Wednesday 1 December 2010

Sunset Park


@ Orlando (Florida)

夜な夜な読んでいたPaul Austerの新刊'Sunset Park'。

日本だと、新刊が出てから文庫化されるまで2~3年掛かってしまうのだけれども。

北米における小説は、半年も待てば廉価なペーパーバック版が売りに出される。

だから、これまでハードカバーの小説なんて、買ったことがなかった。

ところが、11月始めに出版されたその新刊は、舞台が不況に見舞われている南フロリダの都市。
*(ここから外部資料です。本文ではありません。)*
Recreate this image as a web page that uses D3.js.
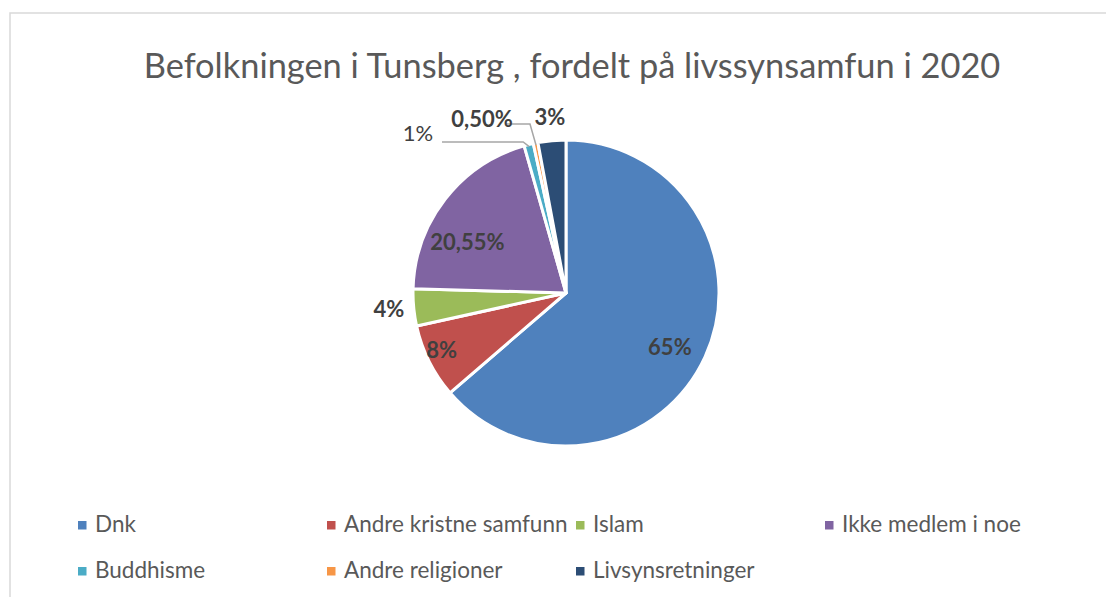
<!DOCTYPE html>
<html>

<head>
    <meta charset="utf-8">
    <title>Befolkningen i Tunsberg</title>
    <script src="https://d3js.org/d3.v7.min.js"></script>
    <style>
        body { margin: 0; background: #fff; }
        svg { font-family: Lato, "Open Sans", sans-serif; }
    </style>
</head>

<body>
    <div id="chart"></div>

    <script>
        // data
        const categories = ["Dnk", "Andre kristne samfunn", "Islam", "Ikke medlem i noe",
            "Buddhisme", "Andre religioner", "Livsynsretninger"];
        const values = [65, 8, 4, 20.55, 1, 0.5, 3];
        const labels = ["65%", "8%", "4%", "20,55%", "1%", "0,50%", "3%"];
        const colors = ["#4F81BD", "#C0504D", "#9BBB59", "#8064A2", "#4BACC6", "#F79646", "#2C4D75"];

        const W = 1106, H = 597;
        const cx = 566, cy = 293, R = 153;

        // label placement: inside (radius fraction of centroid) or outside
        const labelLayout = [
            { type: "in", r: 0.74, dx: 1, dy: 15, bold: true },
            { type: "in", r: 0.88, dx: -4, dy: 5, bold: true },
            { type: "out", r: 178, dx: 0, dy: 7, bold: true },
            { type: "in", r: 0.75, dx: -8, dy: 27, bold: true },
            { type: "leader", lx: -148, ly: -152, elbow: -151, bold: false },
            { type: "leader", lx: -84, ly: -166, elbow: -169, bold: true },
            { type: "out", r: 176, dx: 0, dy: 7, bold: true }
        ];

        const svg = d3.select("#chart")
            .append("svg")
            .attr("width", W)
            .attr("height", H);

        // chart frame
        svg.append("path")
            .attr("d", `M10,${H} V13 H${W}`)
            .attr("fill", "none")
            .attr("stroke", "#d9d9d9")
            .attr("stroke-width", 1.5);

        svg.append("text")
            .attr("x", 572)
            .attr("y", 78)
            .attr("text-anchor", "middle")
            .attr("fill", "#595959")
            .style("font-size", "34.4px")
            .text("Befolkningen i Tunsberg , fordelt på livssynsamfun i 2020");

        const pie = d3.pie().sort(null).value(d => d);
        const arcs = pie(values);
        const arc = d3.arc().innerRadius(0).outerRadius(R);

        const g = svg.append("g").attr("transform", `translate(${cx},${cy})`);

        g.selectAll("path.slice")
            .data(arcs)
            .join("path")
            .attr("class", "slice")
            .attr("d", arc)
            .attr("fill", (d, i) => colors[i])
            .attr("stroke", "#fff")
            .attr("stroke-width", 3)
            .attr("stroke-linejoin", "round");

        const mid = d => (d.startAngle + d.endAngle) / 2;

        arcs.forEach((d, i) => {
            const L = labelLayout[i];
            const a = mid(d);
            let x, y;
            if (L.type === "in") {
                const c = d3.arc().innerRadius(0).outerRadius(R * L.r * 2).centroid(d);
                x = c[0] + L.dx; y = c[1] + L.dy;
            } else if (L.type === "out") {
                x = Math.sin(a) * L.r + L.dx;
                y = -Math.cos(a) * L.r + L.dy;
            } else {
                // leader line from slice edge to label
                const px = Math.sin(a) * (R - 2), py = -Math.cos(a) * (R - 2);
                const ex = px - 6;
                g.append("polyline")
                    .attr("points", [[px, py], [ex, L.elbow], [L.lx + 24, L.elbow]].map(p => p.join(",")).join(" "))
                    .attr("fill", "none")
                    .attr("stroke", "#a6a6a6")
                    .attr("stroke-width", 1.5);
                x = L.lx; y = L.ly;
            }
            g.append("text")
                .attr("x", x)
                .attr("y", y)
                .attr("text-anchor", "middle")
                .attr("fill", "#404040")
                .style("font-size", "22px")
                .style("font-weight", L.bold ? "bold" : "normal")
                .text(labels[i]);
        });

        // legend, 4 columns
        const legend = svg.append("g");
        const colX = d3.scaleLinear().domain([0, 1]).range([78, 327]);
        const rowY = d3.scaleLinear().domain([0, 1]).range([525, 571]);

        categories.forEach((c, i) => {
            const x = colX(i % 4), y = rowY(Math.floor(i / 4));
            legend.append("rect")
                .attr("x", x)
                .attr("y", y - 4)
                .attr("width", 8.5)
                .attr("height", 8.5)
                .attr("fill", colors[i]);
            legend.append("text")
                .attr("x", x + 17)
                .attr("y", y + 7)
                .attr("fill", "#595959")
                .style("font-size", "22.5px")
                .text(c);
        });
    </script>
</body>

</html>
いま滞在しているオーランドはフロリダ中部の都市なのだけれども、2週間前までいたセント・ピーターズバーグは、丁度、南フロリダに位置していた。

何だか、いろいろなタイミングが揃っていたので、読み始めた。


主人公は、読書家で非常に聡明な若者なのだけれども、ある事故をきっかけに大学を辞め、世間と距離を置いた生活をするようになった。家族にも連絡をせず、アメリカ中を転々とするのだけれども、フロリダで出会った若い女性と恋に落ち・・・


世間から自分をかけ離すきっかけとなった経緯の描写が、僕には少し弱いような印象を受けたけれども。

物語の構成は、さすがにうまかった。


読み終わって思ったことは。

僕自身も、この主人公のように、自分の世界を作り上げることが好きなのだけれども。

そうすることによって、世間から隔離された場所に自分を置くことが正しい選択のように思えてしまうときが、たまにある。

世間と距離を置くことで、幸せになれればよいのだろうけれども、ネガティブな感情を一切持たずに、そのような生活を送ることは、きっと物凄く難しい。

けれども、こんな世の中だから。

生活の一部において、世間と一定の距離をとることは、絶対に不可欠。

やっぱり、全てはバランスなのだろうか。